The monocrystals are cut in round slices approximately one millimeter thick, which experts call wafers. Their surfaces must be as smooth as glass; irregularities may only be a few nanometers wide, i.e. less than one ten thousandth of a hair. Therefore, after they have been cut out of a large silicon monocrystal, the wafers must be ground and polished.
Until now, whether a surface had become sufficiently smooth was only apparent after polishing. If not, the tool had to be reattached and the process repeated – a time-consuming procedure. Moreover, the tool can easily nick the silicon when it is being attached. When that happens, the expensive material of the entire wafer must be machined until the surface is even again.
Researchers at the Fraunhofer Institute for Factory Operation and Automation IFF in Magdeburg have developed a polishing tool that can constantly control the pressure on a wafer – even during polishing. Its revolutionary feature: Several piezosensors and piezoactors are integrated in the tool.
If it comes across an impurity or a material defect during polishing, it intensifies the tool’s pressure on the surface of the material. The piezosensor compresses somewhat and converts this mechanical pressure into electrical voltage. This in turn signals the actor to change the tool’s pressure on the silicon and remove the uneven spot.
“The primary challenge was integrating the sensors and actors in such a way that the tool’s surface is unaffected and the sensor is nevertheless close enough to the surface being machined,” says Susan Gronwald, project manager at the Fraunhofer IFF. Another advantage: The polishing tool consists of three rings lying inside one another so that a wafer’s edge can be ground with a different pressure than the inside.

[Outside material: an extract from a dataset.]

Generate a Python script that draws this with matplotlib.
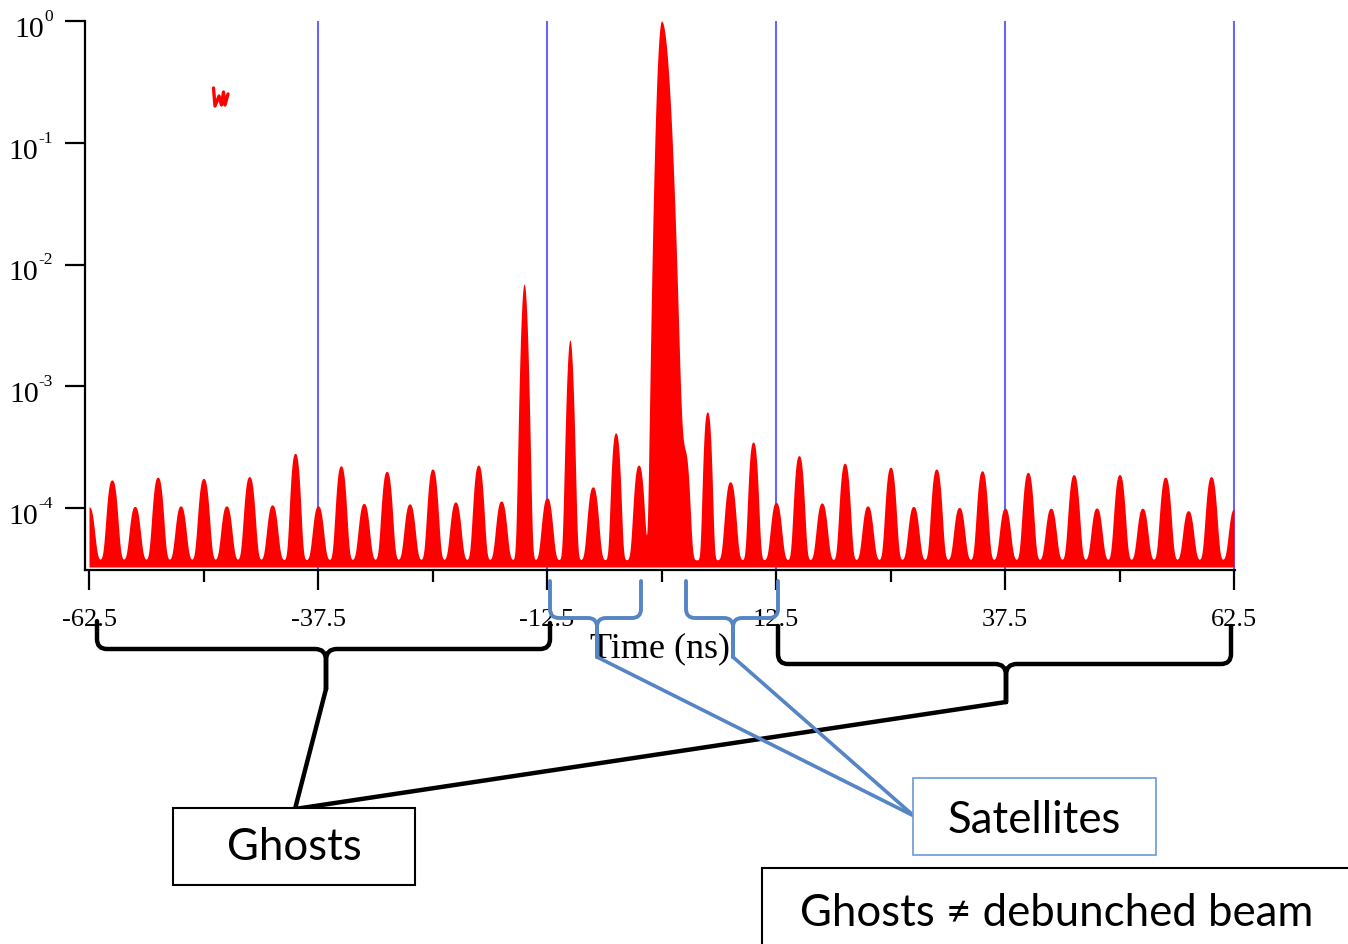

The new tool shortens machining time and simplifies the polishing process even for optical glass lenses. “The pressure with which material is machined could not be measured here until now,” says the expert. “Hence, the lenses had to be taken out of the polishing process again and again to inspect the surface with a laser. The final finish grinding was done manually.” The sensor-aided grinding system has been in industrial use for a short time.